_Task prompt_:
Copy out the listing exactly.

_Provided material_:
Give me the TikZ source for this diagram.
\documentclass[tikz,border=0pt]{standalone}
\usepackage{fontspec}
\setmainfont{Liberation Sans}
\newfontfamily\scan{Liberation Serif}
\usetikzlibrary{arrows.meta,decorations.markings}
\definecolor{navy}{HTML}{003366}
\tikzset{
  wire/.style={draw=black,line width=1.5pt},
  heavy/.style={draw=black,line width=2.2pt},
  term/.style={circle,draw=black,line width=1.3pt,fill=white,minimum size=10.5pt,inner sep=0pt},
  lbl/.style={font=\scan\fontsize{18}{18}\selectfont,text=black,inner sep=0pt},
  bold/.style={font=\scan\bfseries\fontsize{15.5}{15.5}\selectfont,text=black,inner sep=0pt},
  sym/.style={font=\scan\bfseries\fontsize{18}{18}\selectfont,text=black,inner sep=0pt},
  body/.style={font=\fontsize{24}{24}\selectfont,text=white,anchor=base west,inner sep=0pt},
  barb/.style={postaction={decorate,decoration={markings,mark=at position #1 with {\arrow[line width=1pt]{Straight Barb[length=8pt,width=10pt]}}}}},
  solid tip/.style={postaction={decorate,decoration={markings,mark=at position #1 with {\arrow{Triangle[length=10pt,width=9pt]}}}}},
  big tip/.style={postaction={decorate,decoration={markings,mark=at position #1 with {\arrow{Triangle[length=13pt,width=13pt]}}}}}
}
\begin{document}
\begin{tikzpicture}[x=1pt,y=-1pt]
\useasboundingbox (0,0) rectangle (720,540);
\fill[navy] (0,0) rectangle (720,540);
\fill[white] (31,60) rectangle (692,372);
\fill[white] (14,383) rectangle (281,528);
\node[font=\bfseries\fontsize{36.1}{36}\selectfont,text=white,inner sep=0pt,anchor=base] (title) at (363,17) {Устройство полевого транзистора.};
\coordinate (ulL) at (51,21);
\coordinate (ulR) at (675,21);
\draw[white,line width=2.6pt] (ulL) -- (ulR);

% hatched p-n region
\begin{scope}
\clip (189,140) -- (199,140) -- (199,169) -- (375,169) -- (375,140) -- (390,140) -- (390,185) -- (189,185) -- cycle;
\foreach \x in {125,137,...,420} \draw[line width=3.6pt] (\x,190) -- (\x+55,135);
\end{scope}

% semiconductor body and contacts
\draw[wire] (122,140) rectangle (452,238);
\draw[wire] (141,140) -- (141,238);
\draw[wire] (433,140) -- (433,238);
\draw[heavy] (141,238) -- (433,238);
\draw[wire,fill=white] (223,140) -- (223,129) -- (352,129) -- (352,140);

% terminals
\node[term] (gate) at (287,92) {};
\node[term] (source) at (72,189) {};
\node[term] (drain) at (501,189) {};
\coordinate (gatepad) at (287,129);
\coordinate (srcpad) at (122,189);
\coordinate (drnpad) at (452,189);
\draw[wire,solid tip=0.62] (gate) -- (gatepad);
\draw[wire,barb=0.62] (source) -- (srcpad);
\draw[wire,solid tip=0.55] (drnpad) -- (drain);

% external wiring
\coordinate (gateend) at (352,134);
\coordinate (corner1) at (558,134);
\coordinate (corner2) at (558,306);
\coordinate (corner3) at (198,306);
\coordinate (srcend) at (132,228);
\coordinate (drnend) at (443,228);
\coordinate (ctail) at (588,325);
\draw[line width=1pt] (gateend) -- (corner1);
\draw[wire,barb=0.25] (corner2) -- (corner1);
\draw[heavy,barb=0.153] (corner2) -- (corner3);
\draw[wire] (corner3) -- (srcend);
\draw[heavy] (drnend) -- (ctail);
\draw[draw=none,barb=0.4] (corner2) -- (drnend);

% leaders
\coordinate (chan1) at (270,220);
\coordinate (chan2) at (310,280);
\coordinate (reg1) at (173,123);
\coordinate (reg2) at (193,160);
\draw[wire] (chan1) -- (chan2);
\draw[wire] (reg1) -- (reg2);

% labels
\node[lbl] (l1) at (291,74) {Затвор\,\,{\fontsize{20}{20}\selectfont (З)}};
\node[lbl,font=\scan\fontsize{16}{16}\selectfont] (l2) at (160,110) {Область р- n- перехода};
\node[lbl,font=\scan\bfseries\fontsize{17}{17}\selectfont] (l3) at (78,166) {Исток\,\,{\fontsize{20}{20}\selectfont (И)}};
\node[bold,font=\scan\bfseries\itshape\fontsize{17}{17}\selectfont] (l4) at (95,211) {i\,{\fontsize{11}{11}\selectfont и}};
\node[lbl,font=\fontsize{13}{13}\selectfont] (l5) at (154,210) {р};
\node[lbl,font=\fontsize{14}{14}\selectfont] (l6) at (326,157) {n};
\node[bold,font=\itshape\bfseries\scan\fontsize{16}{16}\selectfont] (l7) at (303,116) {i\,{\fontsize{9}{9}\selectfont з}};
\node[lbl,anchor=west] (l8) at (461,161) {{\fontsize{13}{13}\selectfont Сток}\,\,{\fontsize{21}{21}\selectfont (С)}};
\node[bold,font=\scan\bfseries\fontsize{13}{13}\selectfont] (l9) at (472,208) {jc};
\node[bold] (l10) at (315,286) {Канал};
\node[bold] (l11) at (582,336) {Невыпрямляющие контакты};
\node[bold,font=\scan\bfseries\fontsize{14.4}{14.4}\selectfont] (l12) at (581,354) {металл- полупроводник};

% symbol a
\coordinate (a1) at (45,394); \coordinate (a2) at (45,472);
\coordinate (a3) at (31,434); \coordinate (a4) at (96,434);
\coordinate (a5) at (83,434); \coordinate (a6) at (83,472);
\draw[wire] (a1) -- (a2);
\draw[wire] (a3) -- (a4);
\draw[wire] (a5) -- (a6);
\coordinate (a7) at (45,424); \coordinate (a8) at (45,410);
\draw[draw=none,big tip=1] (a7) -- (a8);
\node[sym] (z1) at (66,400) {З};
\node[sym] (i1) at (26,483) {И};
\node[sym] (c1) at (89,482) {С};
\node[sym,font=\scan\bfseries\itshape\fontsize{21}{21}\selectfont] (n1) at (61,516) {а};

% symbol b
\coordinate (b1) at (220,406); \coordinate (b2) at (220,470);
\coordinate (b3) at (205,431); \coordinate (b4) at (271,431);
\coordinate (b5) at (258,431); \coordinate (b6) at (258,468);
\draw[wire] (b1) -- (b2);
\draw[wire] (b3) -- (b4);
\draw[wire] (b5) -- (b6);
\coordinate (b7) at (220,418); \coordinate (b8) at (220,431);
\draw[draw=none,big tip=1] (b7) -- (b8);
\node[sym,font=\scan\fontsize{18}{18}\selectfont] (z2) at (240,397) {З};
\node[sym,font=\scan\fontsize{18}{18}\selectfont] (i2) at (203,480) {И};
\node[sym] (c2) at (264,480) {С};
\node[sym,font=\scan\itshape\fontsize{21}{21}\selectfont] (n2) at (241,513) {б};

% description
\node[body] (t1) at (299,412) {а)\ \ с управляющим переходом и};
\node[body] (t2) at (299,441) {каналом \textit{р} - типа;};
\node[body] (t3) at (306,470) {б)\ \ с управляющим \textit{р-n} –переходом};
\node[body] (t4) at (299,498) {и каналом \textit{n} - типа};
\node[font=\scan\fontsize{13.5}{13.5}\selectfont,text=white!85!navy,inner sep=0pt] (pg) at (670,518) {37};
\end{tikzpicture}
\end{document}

_Expected output_:
Give me the TikZ source for this diagram.
\documentclass[tikz,border=0pt]{standalone}
\usepackage{fontspec}
\setmainfont{Liberation Sans}
\newfontfamily\scan{Liberation Serif}
\usetikzlibrary{arrows.meta,decorations.markings}
\definecolor{navy}{HTML}{003366}
\tikzset{
  wire/.style={draw=black,line width=1.5pt},
  heavy/.style={draw=black,line width=2.2pt},
  term/.style={circle,draw=black,line width=1.3pt,fill=white,minimum size=10.5pt,inner sep=0pt},
  lbl/.style={font=\scan\fontsize{18}{18}\selectfont,text=black,inner sep=0pt},
  bold/.style={font=\scan\bfseries\fontsize{15.5}{15.5}\selectfont,text=black,inner sep=0pt},
  sym/.style={font=\scan\bfseries\fontsize{18}{18}\selectfont,text=black,inner sep=0pt},
  body/.style={font=\fontsize{24}{24}\selectfont,text=white,anchor=base west,inner sep=0pt},
  barb/.style={postaction={decorate,decoration={markings,mark=at position #1 with {\arrow[line width=1pt]{Straight Barb[length=8pt,width=10pt]}}}}},
  solid tip/.style={postaction={decorate,decoration={markings,mark=at position #1 with {\arrow{Triangle[length=10pt,width=9pt]}}}}},
  big tip/.style={postaction={decorate,decoration={markings,mark=at position #1 with {\arrow{Triangle[length=13pt,width=13pt]}}}}}
}
\begin{document}
\begin{tikzpicture}[x=1pt,y=-1pt]
\useasboundingbox (0,0) rectangle (720,540);
\fill[navy] (0,0) rectangle (720,540);
\fill[white] (31,60) rectangle (692,372);
\fill[white] (14,383) rectangle (281,528);
\node[font=\bfseries\fontsize{36.1}{36}\selectfont,text=white,inner sep=0pt,anchor=base] (title) at (363,17) {Устройство полевого транзистора.};
\coordinate (ulL) at (51,21);
\coordinate (ulR) at (675,21);
\draw[white,line width=2.6pt] (ulL) -- (ulR);

% hatched p-n region
\begin{scope}
\clip (189,140) -- (199,140) -- (199,169) -- (375,169) -- (375,140) -- (390,140) -- (390,185) -- (189,185) -- cycle;
\foreach \x in {125,137,...,420} \draw[line width=3.6pt] (\x,190) -- (\x+55,135);
\end{scope}

% semiconductor body and contacts
\draw[wire] (122,140) rectangle (452,238);
\draw[wire] (141,140) -- (141,238);
\draw[wire] (433,140) -- (433,238);
\draw[heavy] (141,238) -- (433,238);
\draw[wire,fill=white] (223,140) -- (223,129) -- (352,129) -- (352,140);

% terminals
\node[term] (gate) at (287,92) {};
\node[term] (source) at (72,189) {};
\node[term] (drain) at (501,189) {};
\coordinate (gatepad) at (287,129);
\coordinate (srcpad) at (122,189);
\coordinate (drnpad) at (452,189);
\draw[wire,solid tip=0.62] (gate) -- (gatepad);
\draw[wire,barb=0.62] (source) -- (srcpad);
\draw[wire,solid tip=0.55] (drnpad) -- (drain);

% external wiring
\coordinate (gateend) at (352,134);
\coordinate (corner1) at (558,134);
\coordinate (corner2) at (558,306);
\coordinate (corner3) at (198,306);
\coordinate (srcend) at (132,228);
\coordinate (drnend) at (443,228);
\coordinate (ctail) at (588,325);
\draw[line width=1pt] (gateend) -- (corner1);
\draw[wire,barb=0.25] (corner2) -- (corner1);
\draw[heavy,barb=0.153] (corner2) -- (corner3);
\draw[wire] (corner3) -- (srcend);
\draw[heavy] (drnend) -- (ctail);
\draw[draw=none,barb=0.4] (corner2) -- (drnend);

% leaders
\coordinate (chan1) at (270,220);
\coordinate (chan2) at (310,280);
\coordinate (reg1) at (173,123);
\coordinate (reg2) at (193,160);
\draw[wire] (chan1) -- (chan2);
\draw[wire] (reg1) -- (reg2);

% labels
\node[lbl] (l1) at (291,74) {Затвор\,\,{\fontsize{20}{20}\selectfont (З)}};
\node[lbl,font=\scan\fontsize{16}{16}\selectfont] (l2) at (160,110) {Область р- n- перехода};
\node[lbl,font=\scan\bfseries\fontsize{17}{17}\selectfont] (l3) at (78,166) {Исток\,\,{\fontsize{20}{20}\selectfont (И)}};
\node[bold,font=\scan\bfseries\itshape\fontsize{17}{17}\selectfont] (l4) at (95,211) {i\,{\fontsize{11}{11}\selectfont и}};
\node[lbl,font=\fontsize{13}{13}\selectfont] (l5) at (154,210) {р};
\node[lbl,font=\fontsize{14}{14}\selectfont] (l6) at (326,157) {n};
\node[bold,font=\itshape\bfseries\scan\fontsize{16}{16}\selectfont] (l7) at (303,116) {i\,{\fontsize{9}{9}\selectfont з}};
\node[lbl,anchor=west] (l8) at (461,161) {{\fontsize{13}{13}\selectfont Сток}\,\,{\fontsize{21}{21}\selectfont (С)}};
\node[bold,font=\scan\bfseries\fontsize{13}{13}\selectfont] (l9) at (472,208) {jc};
\node[bold] (l10) at (315,286) {Канал};
\node[bold] (l11) at (582,336) {Невыпрямляющие контакты};
\node[bold,font=\scan\bfseries\fontsize{14.4}{14.4}\selectfont] (l12) at (581,354) {металл- полупроводник};

% symbol a
\coordinate (a1) at (45,394); \coordinate (a2) at (45,472);
\coordinate (a3) at (31,434); \coordinate (a4) at (96,434);
\coordinate (a5) at (83,434); \coordinate (a6) at (83,472);
\draw[wire] (a1) -- (a2);
\draw[wire] (a3) -- (a4);
\draw[wire] (a5) -- (a6);
\coordinate (a7) at (45,424); \coordinate (a8) at (45,410);
\draw[draw=none,big tip=1] (a7) -- (a8);
\node[sym] (z1) at (66,400) {З};
\node[sym] (i1) at (26,483) {И};
\node[sym] (c1) at (89,482) {С};
\node[sym,font=\scan\bfseries\itshape\fontsize{21}{21}\selectfont] (n1) at (61,516) {а};

% symbol b
\coordinate (b1) at (220,406); \coordinate (b2) at (220,470);
\coordinate (b3) at (205,431); \coordinate (b4) at (271,431);
\coordinate (b5) at (258,431); \coordinate (b6) at (258,468);
\draw[wire] (b1) -- (b2);
\draw[wire] (b3) -- (b4);
\draw[wire] (b5) -- (b6);
\coordinate (b7) at (220,418); \coordinate (b8) at (220,431);
\draw[draw=none,big tip=1] (b7) -- (b8);
\node[sym,font=\scan\fontsize{18}{18}\selectfont] (z2) at (240,397) {З};
\node[sym,font=\scan\fontsize{18}{18}\selectfont] (i2) at (203,480) {И};
\node[sym] (c2) at (264,480) {С};
\node[sym,font=\scan\itshape\fontsize{21}{21}\selectfont] (n2) at (241,513) {б};

% description
\node[body] (t1) at (299,412) {а)\ \ с управляющим переходом и};
\node[body] (t2) at (299,441) {каналом \textit{р} - типа;};
\node[body] (t3) at (306,470) {б)\ \ с управляющим \textit{р-n} –переходом};
\node[body] (t4) at (299,498) {и каналом \textit{n} - типа};
\node[font=\scan\fontsize{13.5}{13.5}\selectfont,text=white!85!navy,inner sep=0pt] (pg) at (670,518) {37};
\end{tikzpicture}
\end{document}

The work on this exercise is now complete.